Même pamphlétaire, il cherche son mot, et avec quelle violence ! Et quel esprit ! Comme s’il avait tété Saint-Simon, La Fontaine, Retz, Voltaire, tous ces Français redoutables, comme si c’était la France, dans ce qu’elle a de plus coléreux, d’impérieux, de sûr d’elle-même et de sa vérité, de sa «pérennité, pour ne pas dire son éternité» (Bayrou), qui coulait dans ses veines. Il y a de quoi être insupportable.
Ce guerrier est mobilisé en août 14. Il tombe au front, frappé au front, pour parler comme lui, le 5 septembre. Même la guerre s’est débarrassée de ce gêneur au plus vite.
Suarès : « Nul ne crie contre l’Enfer. Péguy eût parlé, il eût poussé son cri. Il n’est pas là, et il n’y a personne.» Depuis Péguy et Suarès, beaucoup ont crié.
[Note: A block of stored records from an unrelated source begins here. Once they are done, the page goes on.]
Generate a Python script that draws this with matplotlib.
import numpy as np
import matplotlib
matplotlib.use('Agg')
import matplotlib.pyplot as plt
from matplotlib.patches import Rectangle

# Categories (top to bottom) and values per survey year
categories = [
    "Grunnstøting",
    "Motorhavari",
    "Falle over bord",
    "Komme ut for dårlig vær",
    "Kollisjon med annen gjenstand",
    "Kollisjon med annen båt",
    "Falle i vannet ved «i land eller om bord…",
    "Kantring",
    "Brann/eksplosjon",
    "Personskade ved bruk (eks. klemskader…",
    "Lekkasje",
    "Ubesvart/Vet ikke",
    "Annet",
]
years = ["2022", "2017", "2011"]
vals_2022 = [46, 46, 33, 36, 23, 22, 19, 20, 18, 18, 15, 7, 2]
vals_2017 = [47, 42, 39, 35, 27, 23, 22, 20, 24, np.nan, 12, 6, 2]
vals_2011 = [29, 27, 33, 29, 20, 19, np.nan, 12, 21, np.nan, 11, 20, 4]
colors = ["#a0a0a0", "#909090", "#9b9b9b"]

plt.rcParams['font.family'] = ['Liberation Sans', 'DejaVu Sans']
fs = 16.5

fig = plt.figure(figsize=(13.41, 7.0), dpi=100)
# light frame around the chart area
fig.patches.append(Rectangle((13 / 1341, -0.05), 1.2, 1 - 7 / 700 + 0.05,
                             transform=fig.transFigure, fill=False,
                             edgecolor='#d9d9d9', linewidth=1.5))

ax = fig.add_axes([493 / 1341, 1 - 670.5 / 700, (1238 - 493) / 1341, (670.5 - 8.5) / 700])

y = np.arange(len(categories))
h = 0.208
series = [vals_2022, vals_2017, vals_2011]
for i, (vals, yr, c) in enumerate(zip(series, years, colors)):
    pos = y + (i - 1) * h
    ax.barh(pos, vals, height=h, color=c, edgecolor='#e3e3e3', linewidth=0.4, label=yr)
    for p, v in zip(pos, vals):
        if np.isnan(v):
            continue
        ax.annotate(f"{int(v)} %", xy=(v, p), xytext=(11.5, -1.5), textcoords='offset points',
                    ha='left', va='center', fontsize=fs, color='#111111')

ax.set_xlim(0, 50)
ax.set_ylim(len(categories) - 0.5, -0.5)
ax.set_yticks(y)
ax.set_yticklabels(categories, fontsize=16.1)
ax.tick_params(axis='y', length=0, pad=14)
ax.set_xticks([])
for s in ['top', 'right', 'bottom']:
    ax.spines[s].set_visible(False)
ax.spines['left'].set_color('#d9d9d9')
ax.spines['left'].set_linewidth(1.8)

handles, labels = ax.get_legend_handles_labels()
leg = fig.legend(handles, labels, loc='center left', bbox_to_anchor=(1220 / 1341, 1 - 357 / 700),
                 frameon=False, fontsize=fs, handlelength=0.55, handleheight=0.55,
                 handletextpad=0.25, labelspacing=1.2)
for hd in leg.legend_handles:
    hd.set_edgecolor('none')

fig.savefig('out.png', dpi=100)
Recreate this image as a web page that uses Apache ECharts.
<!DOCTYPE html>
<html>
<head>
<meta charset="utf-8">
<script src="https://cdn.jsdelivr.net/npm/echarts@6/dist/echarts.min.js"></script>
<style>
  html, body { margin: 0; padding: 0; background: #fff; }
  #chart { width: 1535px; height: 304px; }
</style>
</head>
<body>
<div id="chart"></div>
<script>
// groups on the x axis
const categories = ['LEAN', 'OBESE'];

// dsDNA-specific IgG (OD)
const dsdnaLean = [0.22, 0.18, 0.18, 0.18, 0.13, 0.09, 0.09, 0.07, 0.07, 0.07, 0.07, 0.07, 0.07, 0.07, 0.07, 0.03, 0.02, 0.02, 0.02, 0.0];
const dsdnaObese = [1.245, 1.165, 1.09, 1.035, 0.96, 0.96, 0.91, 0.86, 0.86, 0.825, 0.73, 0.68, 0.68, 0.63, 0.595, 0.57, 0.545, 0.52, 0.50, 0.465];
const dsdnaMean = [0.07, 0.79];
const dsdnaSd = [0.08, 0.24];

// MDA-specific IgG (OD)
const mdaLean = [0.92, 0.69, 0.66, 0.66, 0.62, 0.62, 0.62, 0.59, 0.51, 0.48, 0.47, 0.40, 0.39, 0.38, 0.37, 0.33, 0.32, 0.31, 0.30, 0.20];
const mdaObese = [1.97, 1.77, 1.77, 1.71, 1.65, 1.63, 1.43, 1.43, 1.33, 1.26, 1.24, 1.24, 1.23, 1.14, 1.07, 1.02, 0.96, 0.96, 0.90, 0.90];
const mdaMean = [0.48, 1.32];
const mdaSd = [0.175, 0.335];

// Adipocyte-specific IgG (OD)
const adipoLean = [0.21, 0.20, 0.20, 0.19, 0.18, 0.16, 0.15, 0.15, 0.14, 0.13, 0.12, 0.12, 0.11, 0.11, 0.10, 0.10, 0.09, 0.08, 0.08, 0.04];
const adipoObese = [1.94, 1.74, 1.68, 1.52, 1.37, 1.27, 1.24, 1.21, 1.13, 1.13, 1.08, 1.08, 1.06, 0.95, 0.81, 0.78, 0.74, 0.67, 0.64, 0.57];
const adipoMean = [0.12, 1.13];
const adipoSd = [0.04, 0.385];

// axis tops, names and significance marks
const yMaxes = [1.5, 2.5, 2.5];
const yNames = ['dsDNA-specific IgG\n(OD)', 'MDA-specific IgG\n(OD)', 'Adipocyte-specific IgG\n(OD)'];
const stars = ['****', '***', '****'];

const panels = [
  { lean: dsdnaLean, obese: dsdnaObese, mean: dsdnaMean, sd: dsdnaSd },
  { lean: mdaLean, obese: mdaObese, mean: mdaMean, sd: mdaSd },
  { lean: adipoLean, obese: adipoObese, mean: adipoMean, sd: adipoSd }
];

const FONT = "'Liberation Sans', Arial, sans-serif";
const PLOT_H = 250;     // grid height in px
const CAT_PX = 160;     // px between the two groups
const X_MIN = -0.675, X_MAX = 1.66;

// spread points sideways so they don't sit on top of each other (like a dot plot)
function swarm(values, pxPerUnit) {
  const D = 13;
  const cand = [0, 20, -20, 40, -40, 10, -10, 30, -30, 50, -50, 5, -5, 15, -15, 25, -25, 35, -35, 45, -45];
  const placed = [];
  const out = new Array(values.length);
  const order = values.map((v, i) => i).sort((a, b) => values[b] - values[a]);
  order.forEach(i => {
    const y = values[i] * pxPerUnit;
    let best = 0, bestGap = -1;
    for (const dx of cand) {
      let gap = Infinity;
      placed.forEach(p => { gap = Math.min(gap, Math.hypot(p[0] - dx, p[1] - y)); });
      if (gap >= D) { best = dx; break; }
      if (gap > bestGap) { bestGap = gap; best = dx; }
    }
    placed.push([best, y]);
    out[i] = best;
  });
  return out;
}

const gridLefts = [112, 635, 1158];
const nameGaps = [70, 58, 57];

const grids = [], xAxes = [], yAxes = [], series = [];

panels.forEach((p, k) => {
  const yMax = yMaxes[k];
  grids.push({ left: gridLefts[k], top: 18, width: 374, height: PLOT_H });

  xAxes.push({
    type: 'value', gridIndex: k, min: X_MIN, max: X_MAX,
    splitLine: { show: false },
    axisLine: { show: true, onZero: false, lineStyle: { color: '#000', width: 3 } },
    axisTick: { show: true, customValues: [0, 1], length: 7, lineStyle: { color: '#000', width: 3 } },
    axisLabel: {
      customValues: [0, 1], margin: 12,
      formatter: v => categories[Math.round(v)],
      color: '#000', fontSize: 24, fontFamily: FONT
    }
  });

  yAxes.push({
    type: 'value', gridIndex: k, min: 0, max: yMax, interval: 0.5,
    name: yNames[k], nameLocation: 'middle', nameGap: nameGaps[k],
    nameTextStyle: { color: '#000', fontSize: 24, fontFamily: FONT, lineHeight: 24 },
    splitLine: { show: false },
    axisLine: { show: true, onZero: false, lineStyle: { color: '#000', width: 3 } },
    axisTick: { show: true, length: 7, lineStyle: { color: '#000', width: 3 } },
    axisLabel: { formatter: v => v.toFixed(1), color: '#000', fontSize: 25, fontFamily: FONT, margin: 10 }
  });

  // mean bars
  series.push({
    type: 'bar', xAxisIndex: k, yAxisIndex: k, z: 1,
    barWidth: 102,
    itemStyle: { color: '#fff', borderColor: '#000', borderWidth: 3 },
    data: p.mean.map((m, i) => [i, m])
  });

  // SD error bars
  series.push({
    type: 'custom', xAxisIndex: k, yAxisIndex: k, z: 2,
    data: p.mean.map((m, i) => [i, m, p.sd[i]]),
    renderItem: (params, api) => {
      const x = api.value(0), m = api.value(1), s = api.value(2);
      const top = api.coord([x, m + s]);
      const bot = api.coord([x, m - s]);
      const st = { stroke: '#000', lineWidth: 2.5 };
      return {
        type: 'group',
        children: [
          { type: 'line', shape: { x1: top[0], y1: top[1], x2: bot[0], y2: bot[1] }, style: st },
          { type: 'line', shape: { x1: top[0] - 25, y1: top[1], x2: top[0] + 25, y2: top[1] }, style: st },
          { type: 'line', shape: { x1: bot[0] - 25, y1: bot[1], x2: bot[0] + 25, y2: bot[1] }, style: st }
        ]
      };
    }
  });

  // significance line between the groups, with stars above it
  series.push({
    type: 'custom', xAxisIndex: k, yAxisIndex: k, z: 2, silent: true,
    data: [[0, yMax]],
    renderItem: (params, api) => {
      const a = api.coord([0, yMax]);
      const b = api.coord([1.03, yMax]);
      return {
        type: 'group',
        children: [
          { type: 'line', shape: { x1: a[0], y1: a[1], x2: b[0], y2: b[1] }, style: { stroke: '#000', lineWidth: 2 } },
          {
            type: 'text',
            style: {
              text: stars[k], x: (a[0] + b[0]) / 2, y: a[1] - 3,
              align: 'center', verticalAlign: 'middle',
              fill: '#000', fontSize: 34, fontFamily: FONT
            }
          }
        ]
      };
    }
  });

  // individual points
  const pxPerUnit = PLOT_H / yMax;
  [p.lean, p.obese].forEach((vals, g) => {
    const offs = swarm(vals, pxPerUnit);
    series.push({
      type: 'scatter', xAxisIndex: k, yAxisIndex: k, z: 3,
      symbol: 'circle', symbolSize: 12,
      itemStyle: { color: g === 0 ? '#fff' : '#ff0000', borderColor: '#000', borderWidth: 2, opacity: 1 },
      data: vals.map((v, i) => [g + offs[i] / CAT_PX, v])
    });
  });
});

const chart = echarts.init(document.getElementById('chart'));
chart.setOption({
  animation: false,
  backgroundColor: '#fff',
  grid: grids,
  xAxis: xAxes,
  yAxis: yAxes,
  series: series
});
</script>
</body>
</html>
Et c’est comme s’ils étaient restés muets.
Jacques Drillon
Oeuvres poétiques et dramatiques, par Charles Péguy,
Gallimard, Pléiade, sous la direction de Claire Daudin
(à paraître le 18 septembre 2014).
MAITRE FRANCOIS BRASSET
– Qu'est-ce qui fait le plus d'effet? dans tout ça, maître Mauger.
MAUGER LE PARMENTIER
– On ne peut pas dire, maître François, parce que c'est difficile à comparer. .... Et puis ça dépend des personnes. .... Enfin, avec le brodequin, la souffrance est plus pénétrante, plus entrante, plus fausse, plus faussante; elle porte mieux au cœur; et surtout on a mieux la force de la sentir. .... Avec l'eau, la souffrance est plus large, plus envahissante, plus troublante; c'est à peu près comme de se noyer, seulement on peut respirer, après chaque fois.
MAITRE FRANCOIS BRASSET
– C'est bien intéressant, tout ça.
In: "Jeanne d'Arc, Drame en trois pièces" (1898)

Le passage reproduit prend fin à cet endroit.